# OBJECTIVE
Leave out the pictures and restate the rest of the data exactly.

+++

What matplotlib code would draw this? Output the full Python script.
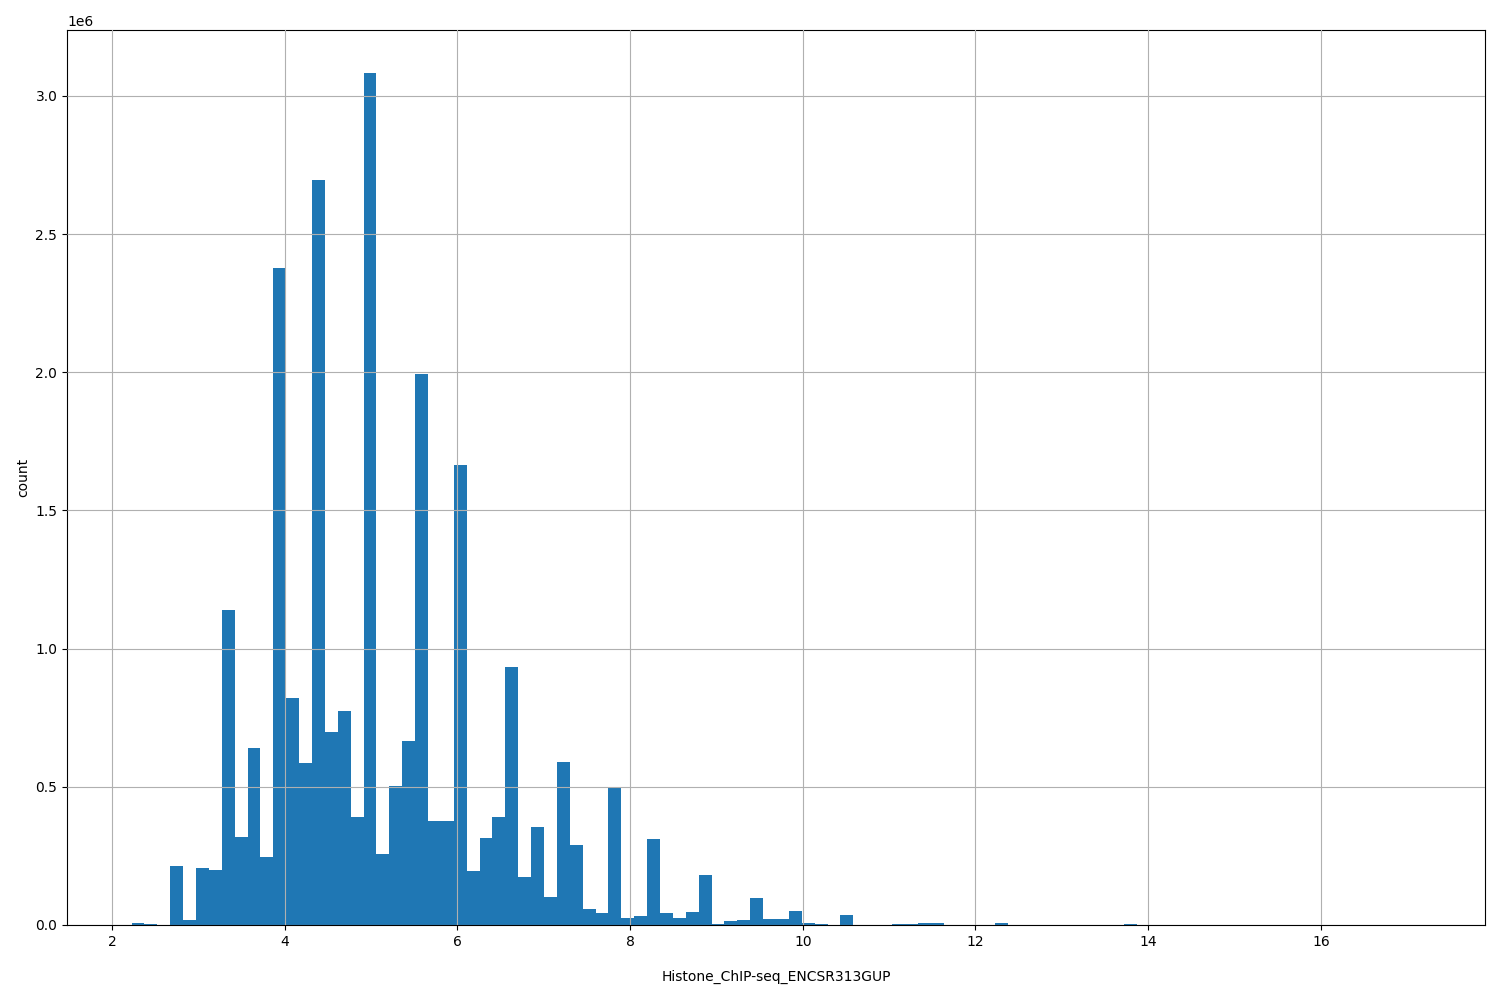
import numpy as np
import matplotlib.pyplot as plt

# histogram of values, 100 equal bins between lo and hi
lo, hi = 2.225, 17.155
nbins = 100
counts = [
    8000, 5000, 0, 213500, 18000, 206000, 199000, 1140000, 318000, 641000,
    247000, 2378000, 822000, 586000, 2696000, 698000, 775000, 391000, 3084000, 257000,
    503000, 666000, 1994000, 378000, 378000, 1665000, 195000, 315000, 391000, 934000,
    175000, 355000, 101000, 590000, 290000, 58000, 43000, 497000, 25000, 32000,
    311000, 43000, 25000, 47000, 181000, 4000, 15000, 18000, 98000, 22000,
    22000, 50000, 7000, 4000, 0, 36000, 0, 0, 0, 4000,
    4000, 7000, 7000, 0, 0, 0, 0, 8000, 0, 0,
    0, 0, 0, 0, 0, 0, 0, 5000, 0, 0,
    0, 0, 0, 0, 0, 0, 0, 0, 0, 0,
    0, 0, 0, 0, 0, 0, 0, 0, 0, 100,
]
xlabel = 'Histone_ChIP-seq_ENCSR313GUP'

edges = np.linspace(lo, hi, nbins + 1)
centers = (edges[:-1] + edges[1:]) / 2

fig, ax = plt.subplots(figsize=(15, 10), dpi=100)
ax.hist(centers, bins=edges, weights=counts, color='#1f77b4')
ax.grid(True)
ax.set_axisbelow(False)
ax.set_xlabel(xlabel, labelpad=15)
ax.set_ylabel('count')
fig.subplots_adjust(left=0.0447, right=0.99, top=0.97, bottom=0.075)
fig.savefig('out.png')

+++

# FINISHED TASK
What matplotlib code would draw this? Output the full Python script.
import numpy as np
import matplotlib.pyplot as plt

# histogram of values, 100 equal bins between lo and hi
lo, hi = 2.225, 17.155
nbins = 100
counts = [
    8000, 5000, 0, 213500, 18000, 206000, 199000, 1140000, 318000, 641000,
    247000, 2378000, 822000, 586000, 2696000, 698000, 775000, 391000, 3084000, 257000,
    503000, 666000, 1994000, 378000, 378000, 1665000, 195000, 315000, 391000, 934000,
    175000, 355000, 101000, 590000, 290000, 58000, 43000, 497000, 25000, 32000,
    311000, 43000, 25000, 47000, 181000, 4000, 15000, 18000, 98000, 22000,
    22000, 50000, 7000, 4000, 0, 36000, 0, 0, 0, 4000,
    4000, 7000, 7000, 0, 0, 0, 0, 8000, 0, 0,
    0, 0, 0, 0, 0, 0, 0, 5000, 0, 0,
    0, 0, 0, 0, 0, 0, 0, 0, 0, 0,
    0, 0, 0, 0, 0, 0, 0, 0, 0, 100,
]
xlabel = 'Histone_ChIP-seq_ENCSR313GUP'

edges = np.linspace(lo, hi, nbins + 1)
centers = (edges[:-1] + edges[1:]) / 2

fig, ax = plt.subplots(figsize=(15, 10), dpi=100)
ax.hist(centers, bins=edges, weights=counts, color='#1f77b4')
ax.grid(True)
ax.set_axisbelow(False)
ax.set_xlabel(xlabel, labelpad=15)
ax.set_ylabel('count')
fig.subplots_adjust(left=0.0447, right=0.99, top=0.97, bottom=0.075)
fig.savefig('out.png')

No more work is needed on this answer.